* _Records to process_:
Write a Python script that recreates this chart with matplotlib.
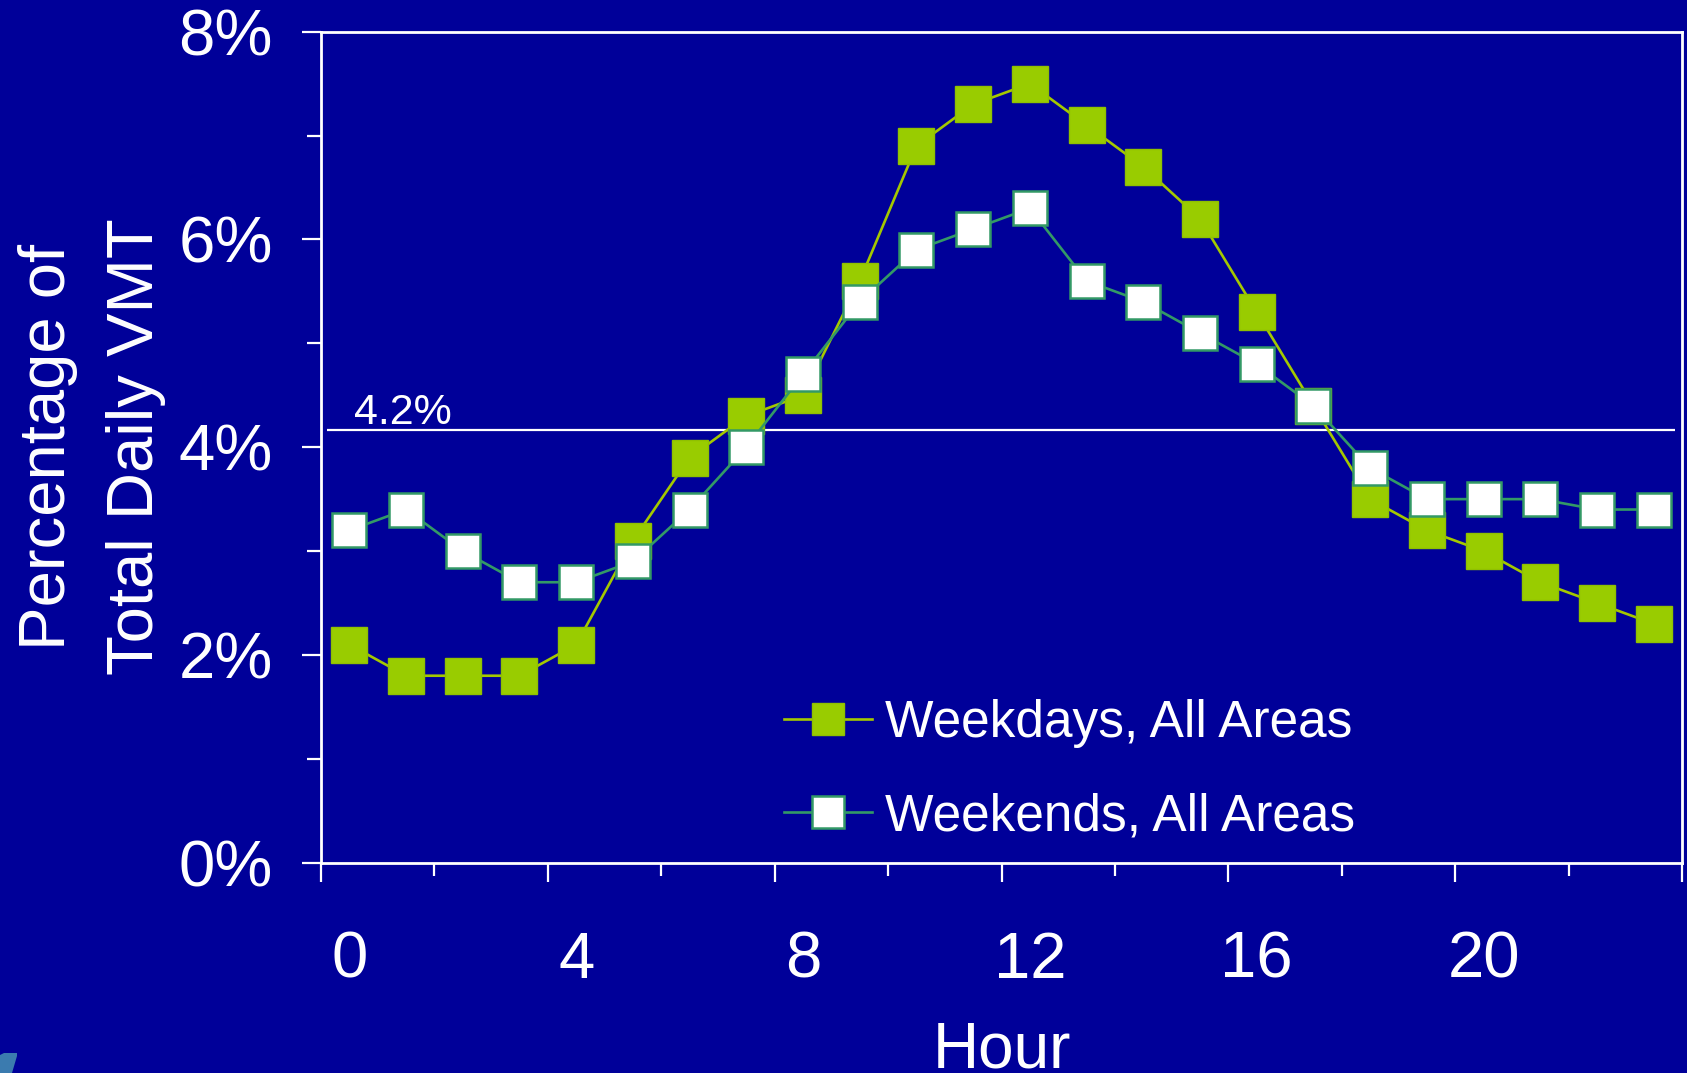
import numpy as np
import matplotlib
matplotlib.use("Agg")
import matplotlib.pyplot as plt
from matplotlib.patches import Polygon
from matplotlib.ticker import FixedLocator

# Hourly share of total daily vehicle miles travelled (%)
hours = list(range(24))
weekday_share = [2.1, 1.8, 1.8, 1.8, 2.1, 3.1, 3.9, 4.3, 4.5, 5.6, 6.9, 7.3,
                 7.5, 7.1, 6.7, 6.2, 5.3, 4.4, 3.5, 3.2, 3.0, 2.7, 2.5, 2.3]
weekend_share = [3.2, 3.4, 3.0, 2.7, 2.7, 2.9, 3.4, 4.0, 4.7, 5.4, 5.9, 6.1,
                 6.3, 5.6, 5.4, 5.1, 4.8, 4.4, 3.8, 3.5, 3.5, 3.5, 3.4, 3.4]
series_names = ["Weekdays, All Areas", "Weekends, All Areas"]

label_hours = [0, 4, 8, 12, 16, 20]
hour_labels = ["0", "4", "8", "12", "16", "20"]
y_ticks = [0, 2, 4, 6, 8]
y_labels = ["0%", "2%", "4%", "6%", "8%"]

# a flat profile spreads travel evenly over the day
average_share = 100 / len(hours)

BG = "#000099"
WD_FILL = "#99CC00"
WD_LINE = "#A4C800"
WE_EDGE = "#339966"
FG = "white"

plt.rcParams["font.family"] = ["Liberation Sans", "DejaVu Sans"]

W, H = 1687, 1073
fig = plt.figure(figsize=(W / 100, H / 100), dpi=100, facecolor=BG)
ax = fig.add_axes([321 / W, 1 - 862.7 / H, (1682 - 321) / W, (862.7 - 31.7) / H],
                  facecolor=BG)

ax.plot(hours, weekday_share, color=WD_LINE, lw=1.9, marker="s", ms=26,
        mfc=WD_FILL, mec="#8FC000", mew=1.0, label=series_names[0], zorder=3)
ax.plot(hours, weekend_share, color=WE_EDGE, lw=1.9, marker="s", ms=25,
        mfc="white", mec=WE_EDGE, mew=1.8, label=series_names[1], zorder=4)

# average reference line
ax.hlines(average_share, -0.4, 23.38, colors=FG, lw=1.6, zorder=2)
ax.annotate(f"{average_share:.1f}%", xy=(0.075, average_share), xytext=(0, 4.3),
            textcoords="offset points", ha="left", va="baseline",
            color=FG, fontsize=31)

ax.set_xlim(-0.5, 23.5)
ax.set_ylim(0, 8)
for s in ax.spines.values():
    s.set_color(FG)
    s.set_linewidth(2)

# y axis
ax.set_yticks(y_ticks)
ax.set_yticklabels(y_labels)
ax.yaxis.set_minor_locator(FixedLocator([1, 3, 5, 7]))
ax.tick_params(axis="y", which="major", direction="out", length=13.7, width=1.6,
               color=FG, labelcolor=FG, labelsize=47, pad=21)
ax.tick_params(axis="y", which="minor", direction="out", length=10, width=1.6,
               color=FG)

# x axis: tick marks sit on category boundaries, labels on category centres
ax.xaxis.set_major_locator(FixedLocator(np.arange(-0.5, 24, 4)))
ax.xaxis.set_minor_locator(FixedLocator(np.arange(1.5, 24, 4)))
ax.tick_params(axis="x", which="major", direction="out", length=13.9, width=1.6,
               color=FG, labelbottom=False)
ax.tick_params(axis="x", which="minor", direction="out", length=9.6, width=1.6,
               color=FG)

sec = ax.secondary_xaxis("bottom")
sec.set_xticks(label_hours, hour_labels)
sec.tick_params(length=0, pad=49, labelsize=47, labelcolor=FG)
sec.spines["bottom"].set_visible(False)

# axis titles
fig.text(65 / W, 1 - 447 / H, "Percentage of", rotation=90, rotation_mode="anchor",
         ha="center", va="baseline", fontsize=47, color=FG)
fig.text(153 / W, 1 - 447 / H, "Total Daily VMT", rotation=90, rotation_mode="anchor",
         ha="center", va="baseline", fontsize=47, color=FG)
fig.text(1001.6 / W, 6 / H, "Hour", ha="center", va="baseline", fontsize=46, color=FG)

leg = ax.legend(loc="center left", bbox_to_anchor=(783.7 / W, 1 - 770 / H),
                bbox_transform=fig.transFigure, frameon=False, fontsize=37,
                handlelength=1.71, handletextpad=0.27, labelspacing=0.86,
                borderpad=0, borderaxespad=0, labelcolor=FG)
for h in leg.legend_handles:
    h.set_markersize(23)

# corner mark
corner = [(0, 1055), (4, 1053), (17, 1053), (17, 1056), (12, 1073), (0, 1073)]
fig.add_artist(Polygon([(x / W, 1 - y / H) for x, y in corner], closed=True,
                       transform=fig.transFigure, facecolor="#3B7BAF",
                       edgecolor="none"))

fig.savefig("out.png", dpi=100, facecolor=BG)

--

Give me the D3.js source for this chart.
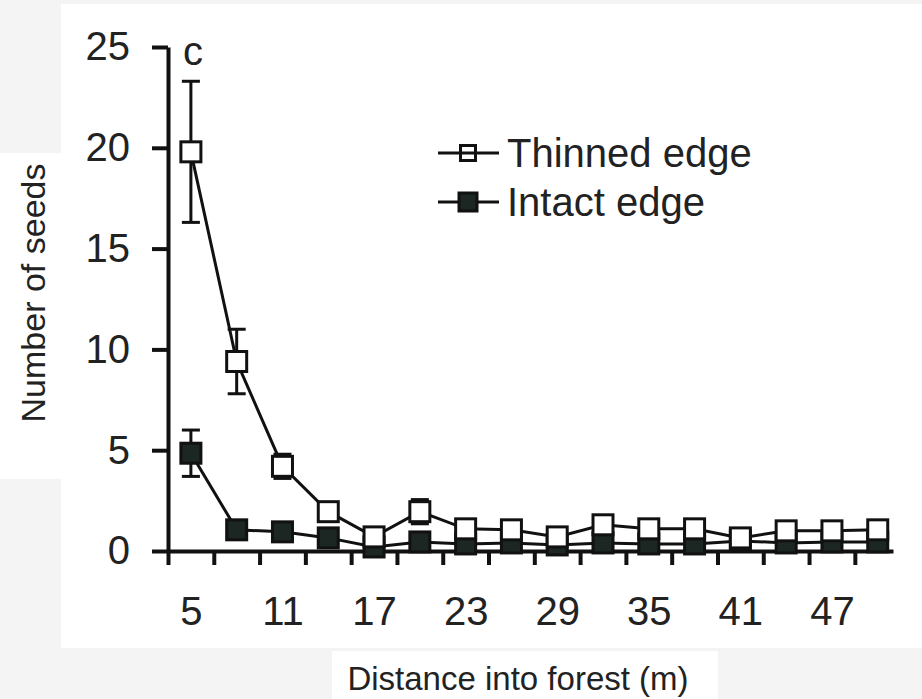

* * *

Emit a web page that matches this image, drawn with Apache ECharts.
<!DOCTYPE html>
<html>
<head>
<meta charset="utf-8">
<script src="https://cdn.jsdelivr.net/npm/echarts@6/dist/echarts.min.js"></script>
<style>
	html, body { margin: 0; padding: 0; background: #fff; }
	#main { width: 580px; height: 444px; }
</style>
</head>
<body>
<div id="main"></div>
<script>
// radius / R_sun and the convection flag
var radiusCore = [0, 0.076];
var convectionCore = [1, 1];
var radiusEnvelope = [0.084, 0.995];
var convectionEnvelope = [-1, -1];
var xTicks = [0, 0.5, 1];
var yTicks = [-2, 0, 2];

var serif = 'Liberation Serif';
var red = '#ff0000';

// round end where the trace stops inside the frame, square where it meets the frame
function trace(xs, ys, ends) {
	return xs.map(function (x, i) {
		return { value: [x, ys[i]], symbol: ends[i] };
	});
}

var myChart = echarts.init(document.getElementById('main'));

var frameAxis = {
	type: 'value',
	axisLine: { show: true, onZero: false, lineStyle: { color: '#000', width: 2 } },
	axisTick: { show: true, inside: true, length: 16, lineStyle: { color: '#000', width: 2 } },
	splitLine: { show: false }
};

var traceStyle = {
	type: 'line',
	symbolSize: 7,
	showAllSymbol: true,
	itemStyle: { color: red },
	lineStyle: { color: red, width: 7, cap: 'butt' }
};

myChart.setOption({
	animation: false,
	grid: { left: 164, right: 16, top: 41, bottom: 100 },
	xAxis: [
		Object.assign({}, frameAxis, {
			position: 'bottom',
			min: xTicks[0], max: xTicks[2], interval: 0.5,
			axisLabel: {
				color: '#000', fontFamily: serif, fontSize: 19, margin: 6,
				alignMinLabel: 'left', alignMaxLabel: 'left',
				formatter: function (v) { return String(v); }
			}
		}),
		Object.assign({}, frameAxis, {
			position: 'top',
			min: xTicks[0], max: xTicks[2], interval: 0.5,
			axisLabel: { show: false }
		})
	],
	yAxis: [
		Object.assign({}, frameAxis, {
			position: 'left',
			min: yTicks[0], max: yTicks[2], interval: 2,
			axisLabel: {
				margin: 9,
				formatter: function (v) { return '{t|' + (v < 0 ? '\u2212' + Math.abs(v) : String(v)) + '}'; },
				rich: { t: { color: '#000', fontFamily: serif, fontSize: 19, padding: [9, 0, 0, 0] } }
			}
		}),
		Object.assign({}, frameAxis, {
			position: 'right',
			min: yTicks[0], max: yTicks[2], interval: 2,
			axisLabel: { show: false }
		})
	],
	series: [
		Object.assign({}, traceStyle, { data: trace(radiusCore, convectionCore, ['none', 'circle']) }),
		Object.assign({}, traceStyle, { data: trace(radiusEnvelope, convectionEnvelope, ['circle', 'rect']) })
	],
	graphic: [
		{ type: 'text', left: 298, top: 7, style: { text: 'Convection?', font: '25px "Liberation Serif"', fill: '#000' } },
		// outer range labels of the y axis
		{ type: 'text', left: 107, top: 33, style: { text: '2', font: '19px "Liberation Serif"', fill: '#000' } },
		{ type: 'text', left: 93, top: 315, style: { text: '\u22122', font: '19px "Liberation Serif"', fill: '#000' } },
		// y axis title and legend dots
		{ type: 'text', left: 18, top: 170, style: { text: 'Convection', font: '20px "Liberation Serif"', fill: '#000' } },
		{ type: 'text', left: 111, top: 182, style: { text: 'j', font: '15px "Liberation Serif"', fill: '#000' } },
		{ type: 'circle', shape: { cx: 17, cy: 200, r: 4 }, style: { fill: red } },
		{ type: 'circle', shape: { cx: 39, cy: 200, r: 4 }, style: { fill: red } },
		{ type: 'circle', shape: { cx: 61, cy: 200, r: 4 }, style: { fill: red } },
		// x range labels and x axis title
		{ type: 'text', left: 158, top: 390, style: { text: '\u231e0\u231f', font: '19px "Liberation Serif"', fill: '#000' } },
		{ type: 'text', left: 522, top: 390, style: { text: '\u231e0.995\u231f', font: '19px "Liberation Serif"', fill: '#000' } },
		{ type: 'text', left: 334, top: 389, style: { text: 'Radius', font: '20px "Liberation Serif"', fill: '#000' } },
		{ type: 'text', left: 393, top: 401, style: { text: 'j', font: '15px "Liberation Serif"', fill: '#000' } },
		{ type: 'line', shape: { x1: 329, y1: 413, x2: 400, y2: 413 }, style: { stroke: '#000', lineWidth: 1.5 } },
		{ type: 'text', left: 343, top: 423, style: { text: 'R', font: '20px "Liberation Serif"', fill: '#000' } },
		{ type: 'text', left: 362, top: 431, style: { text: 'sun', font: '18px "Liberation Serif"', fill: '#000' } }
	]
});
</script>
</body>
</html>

* _The request_: Take only the lines above from the one that has "Write a Python" through the one that has "from matplotlib.ticker import FixedLocator" and reproduce them exactly, omitting any pictures.

* _Written reply_:
Write a Python script that recreates this chart with matplotlib.
import numpy as np
import matplotlib
matplotlib.use("Agg")
import matplotlib.pyplot as plt
from matplotlib.patches import Polygon
from matplotlib.ticker import FixedLocator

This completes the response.